The first term is independent of \(x\), i.e. irrelevant when the only goal is to determine which distance is closer. Dropping it and simplifying the other terms leads to
\(\ln(\det(\Sigma)^{-\frac{1}{2}}) -\frac{1}{2}(x-\mu)^T\Sigma^{-1}(x-\mu)\), and
\(-\frac{1}{2}\ln(\det(\Sigma)) -\frac{1}{2}(x-\mu)^T\Sigma^{-1}(x-\mu)\).
This quantity is closely related to the probabilty. Yet the distance we seek shall be smaller for higher probability and grow for smaller probabilities. As we also don’t care about the scale, we thus multiply by \(-2\) to get the quite simple final equation
\(\ln(\det(\Sigma)) + (x-\mu)^T\Sigma^{-1}(x-\mu)\),
which is basically the squared Mahalanobis distance with an additional term reflecting the distribution’s normalization.
Note that we cannot take the square root of this anymore, as the first term can get negative and thus also the whole expression. As such this doesn’t really qualify as a proper distance measure. Anyway, it is useful for the stated use case.

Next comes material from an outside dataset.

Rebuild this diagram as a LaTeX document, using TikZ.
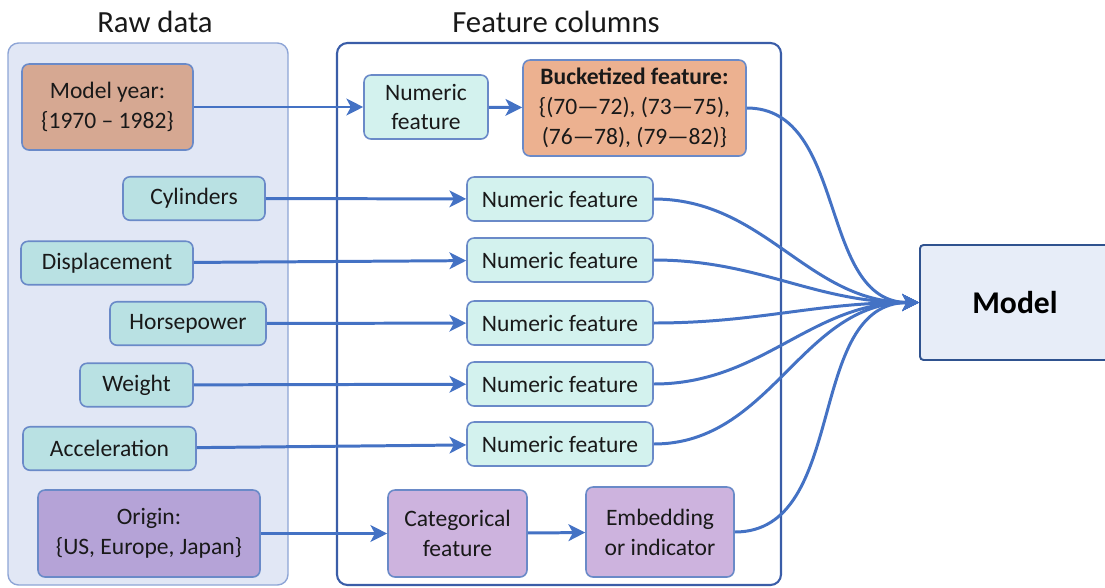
\documentclass[tikz,border=0pt]{standalone}
\usepackage{fontspec}
\setmainfont{Carlito}
\usepackage{xcolor}
\definecolor{linkblue}{HTML}{4472C4}
\definecolor{edgeblue}{HTML}{6A8AC8}
\definecolor{panelblue}{HTML}{E1E7F5}
\definecolor{paneledge}{HTML}{8EA5D6}
\definecolor{darkblue}{HTML}{3A5DA8}
\definecolor{yearbrown}{HTML}{D6A892}
\definecolor{bucketorange}{HTML}{ECB190}
\definecolor{rawteal}{HTML}{B9E1E3}
\definecolor{featteal}{HTML}{D3F2EE}
\definecolor{originpurple}{HTML}{B5A3D7}
\definecolor{featpurple}{HTML}{CDB3DE}
\definecolor{modelfill}{HTML}{E7EDF8}
\definecolor{modeledge}{HTML}{2F528F}
\usepackage{tikz}
\usetikzlibrary{arrows.meta, positioning}
\tikzset{
  panel/.style={
    rectangle, rounded corners=6pt, inner sep=0pt
  },
  paneltitle/.style={
    inner sep=0pt, text=black!90,
    font=\fontsize{17.5}{21}\selectfont
  },
  box/.style={
    rectangle, rounded corners=4pt, draw=edgeblue, line width=0.9pt,
    inner sep=0pt, align=center, text=black!90,
    font=\fontsize{13.4}{17}\selectfont
  },
  rawbox/.style={box, fill=rawteal, minimum height=0.87cm},
  numeric/.style={box, fill=featteal, minimum height=0.88cm, minimum width=3.72cm},
  modelbox/.style={
    rectangle, rounded corners=2pt, draw=modeledge, fill=modelfill,
    line width=1.1pt, inner sep=0pt, text=black,
    font=\fontsize{18}{22}\selectfont\bfseries
  },
  arrow/.style={line width=1.7pt, color=linkblue, -{Stealth[length=9.5pt, width=9.5pt, inset=2.5pt]}},
}

\begin{document}
\begin{tikzpicture}
  \useasboundingbox (0,0) rectangle (22.1,-11.74);
  \clip (0,0) rectangle (22.1,-11.74);

  % panels
  \node (rawpanel)  [panel, fill=panelblue, draw=paneledge, line width=0.8pt,
                     minimum width=5.60cm, minimum height=10.84cm] at (2.96,-6.28) {};
  \node (featpanel) [panel, draw=darkblue, line width=1.2pt,
                     minimum width=8.88cm, minimum height=10.84cm] at (11.18,-6.28) {};
  \node (rawtitle)  [paneltitle] at (3.10,-0.44)  {Raw data};
  \node (feattitle) [paneltitle] at (11.12,-0.44) {Feature columns};

  % raw data
  \node (myear)  [box, fill=yearbrown, minimum width=3.42cm, minimum height=1.72cm] at (2.15,-2.14)
                 {Model year:\\\{1970 – 1982\}};
  \node (cyl)    [rawbox, minimum width=2.84cm] at (3.88,-3.97)  {Cylinders};
  \node (disp)   [rawbox, minimum width=3.44cm] at (2.14,-5.26)  {Displacement};
  \node (hp)     [rawbox, minimum width=3.12cm] at (3.76,-6.47)  {Horsepower};
  \node (weight) [rawbox, minimum width=2.26cm] at (2.73,-7.70)  {Weight};
  \node (accel)  [rawbox, minimum width=3.46cm] at (2.19,-8.97)  {Acceleration};
  \node (origin) [box, fill=originpurple, minimum width=4.44cm, minimum height=1.74cm] at (2.98,-10.67)
                 {Origin:\\\{US, Europe, Japan\}};

  % feature columns
  \node (num0)   [box, fill=featteal, minimum width=2.48cm, minimum height=1.28cm] at (8.52,-2.14)
                 {Numeric\\feature};
  \node (bucket) [box, fill=bucketorange, minimum width=4.46cm, minimum height=1.92cm] at (12.69,-2.16)
                 {\textbf{Bucketized feature:}\\\{(70—72), (73—75),\\(76—78), (79—82)\}};
  \node (num1)   [numeric] at (11.20,-3.98) {Numeric feature};
  \node (num2)   [numeric] at (11.20,-5.20) {Numeric feature};
  \node (num3)   [numeric] at (11.20,-6.46) {Numeric feature};
  \node (num4)   [numeric] at (11.20,-7.68) {Numeric feature};
  \node (num5)   [numeric] at (11.20,-8.88) {Numeric feature};
  \node (cat)    [box, fill=featpurple, minimum width=2.78cm, minimum height=1.74cm] at (9.15,-10.67)
                 {Categorical\\feature};
  \node (embed)  [box, fill=featpurple, minimum width=2.96cm, minimum height=1.80cm] at (13.20,-10.64)
                 {Embedding\\or indicator};

  \node (model)  [modelbox, minimum width=3.80cm, minimum height=2.30cm] at (20.30,-6.05) {Model};

  % raw -> features
  \draw [arrow] (myear)  -- (num0);
  \draw [arrow] (num0)   -- (bucket);
  \draw [arrow] (cyl)    -- (num1);
  \draw [arrow] (disp)   -- (num2);
  \draw [arrow] (hp)     -- (num3);
  \draw [arrow] (weight) -- (num4);
  \draw [arrow] (accel)  -- (num5);
  \draw [arrow] (origin) -- (cat);
  \draw [arrow] (cat)    -- (embed);

  % features -> model
  \foreach \src in {bucket, num1, num2, num3, num4, num5, embed}
    \draw [arrow] (\src.east) to[out=0, in=180] (model.west);
\end{tikzpicture}
\end{document}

In our one-dimensional example above, \(\det(\Sigma)\) is reduced to the variance, i.e. \(\sigma^2\), which shrinks the equation down to.
\(2\ln(\sigma)+\frac{(x-\mu)^2}{\sigma^2}\).
Plugging in the numbers from the example above (sample point at \(x=0.5\)) for the red distribution results in
\(2\ln(1.0)+\frac{0.25}{1} = 0 + 0.25 = 0.25\), while for the blue distribution we get
\(2\ln(0.5)+\frac{0.25}{0.25} = -1.386 + 1.0 = -0.386\).
As desired, now this pseudo-distance can be compared as we would like: The “distance” to the red distributions is larger than to the blue one. The following plot shows the squared pseudo-distances. Where they are equal is marked by vertical lines. As intended these are the places where the probabilities are equal too.
In practice it allows us to find the best assignment of a data point to a set of distributions, with slightly lower computational overhead than computing the actual probabilities. Also, compared to the Mahalanobis distance, the seemingly expensive \(\det(\Sigma)\) computation can efficiently be obtained as a side-product of the inversion of \(\Sigma\). Those and the logarithm of \(\det(\Sigma)\) only have to be computed once per distribution.
Well, as long as your standard deviations (or \(\det(\Sigma)\) for multivariate distributions) are greater or equal to one, everything is fine. Otherwise, of course, you won’t get values close to the respective mean. Also, the closer to the mean, the less linearly does the distance behave, except for the case where \(\sigma = 1\), because the “normalization” part vanishes.
I am not the inventor of this method. When I learned about the method of adding \(\ln(\det(\Sigma))\) to the Mahalanobis distance I was curious, so I did the above derivation and plotting.